The Winter Show: Fair Play: American Game Boards c. 1890 - 1940

New York, 23 January - 1 February 2026 
Overview

Making its debut at The Winter Show, Ricco/Maresca presents a group of unique American game boards dating from the late 19th century through the first half of the 20th. Crafted as functional objects by unknown makers, these boards have outgrown their original purpose. Seen today, they feel like unexpected cousins of modern and contemporary art—rigorous, graphic, and boldly abstract.

Before mass entertainment and factory production made leisure disposable, people often built their own means of play—in homes and small workshops, using native hardwoods and durable household paint. Within the shared “rules” of each game, makers took creative liberties that feel like improvisation: the framework is fixed, but the visual language is personal—sometimes ornate, sometimes distilled to near-minimal form.

Game board structures offer a striking vocabulary: rhythmic grids, quartered architectures, dagger-like triangles, perfect symmetries, and concentric webs—patterns as direct and cohesive as the best minimalism and geometric abstraction (and often made earlier).
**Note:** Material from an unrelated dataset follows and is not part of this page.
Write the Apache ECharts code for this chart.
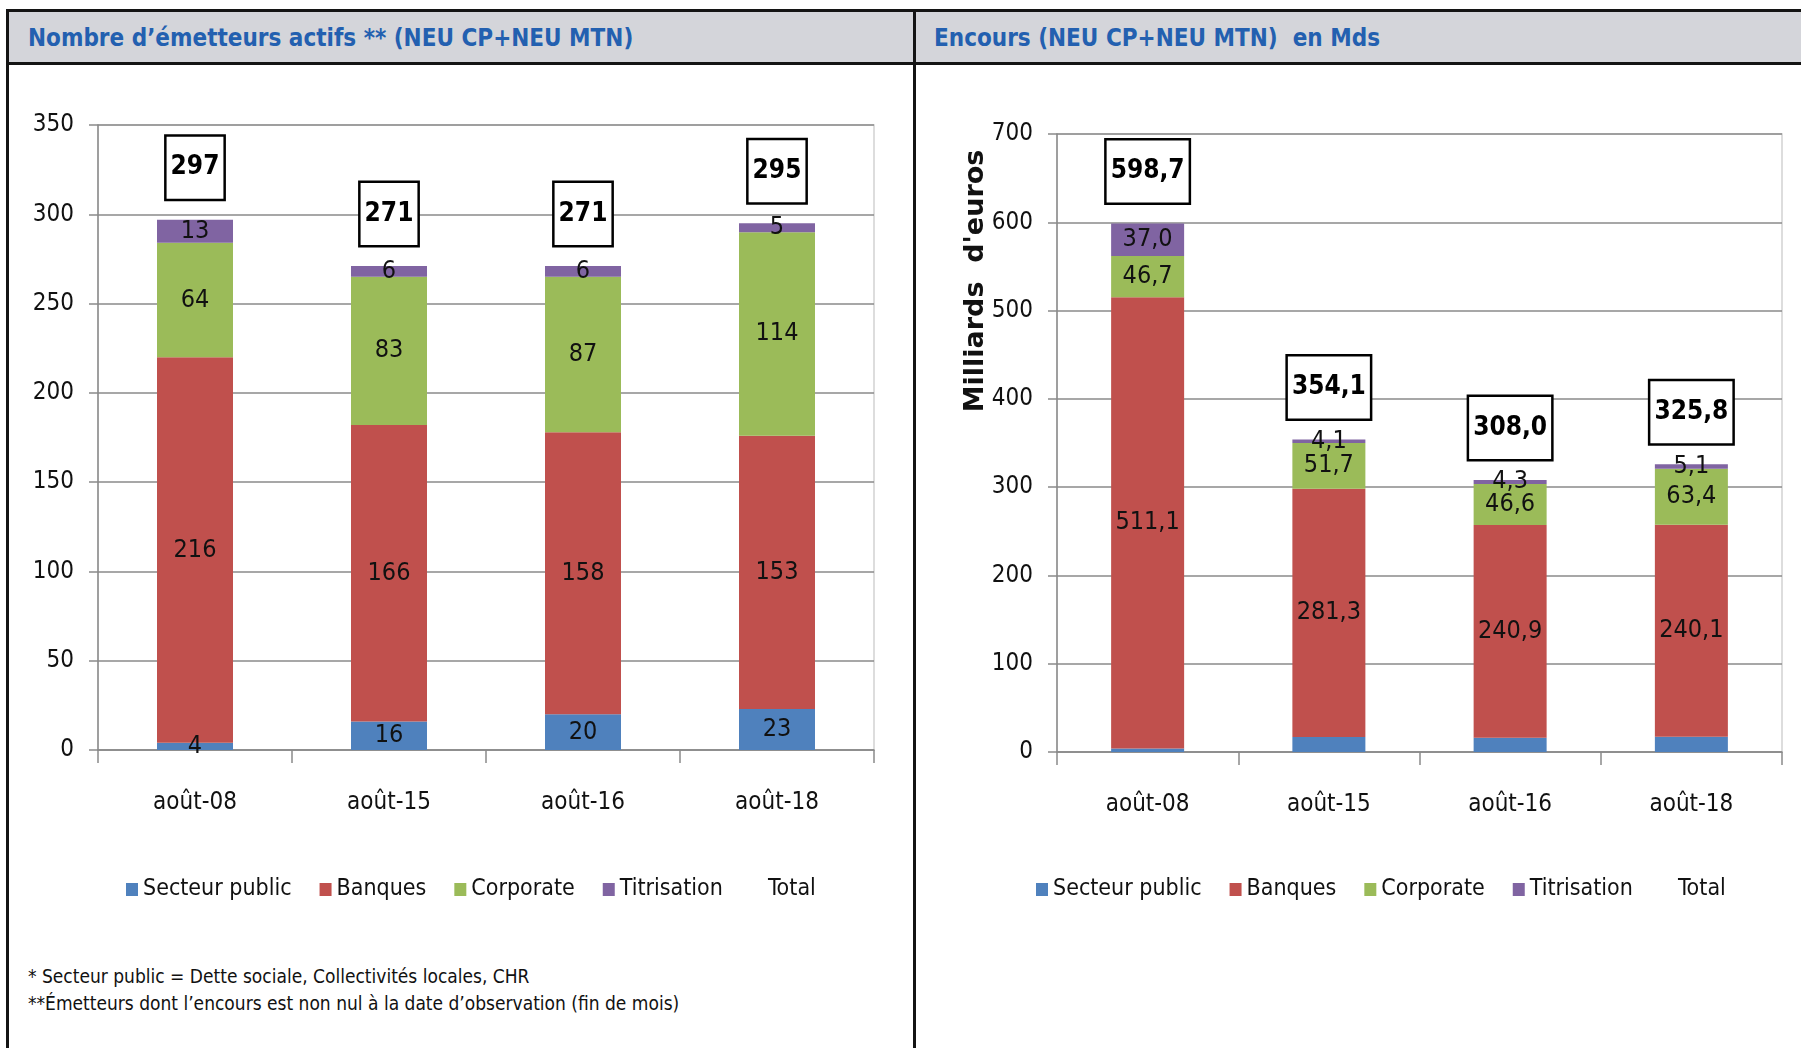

Just as compelling is their material truth: worn surfaces, scratches from years of touch, cracking paint, and softened pigments make time visible—a threshold to lives once lived around a table.

For over forty years, Ricco/Maresca has championed self-taught, outsider, and vernacular art as essential to the larger art-historical story. This presentation argues that exceptional game boards—especially those made by anonymous hands—deserve to move closer to fine art and further from the limits of “craft.”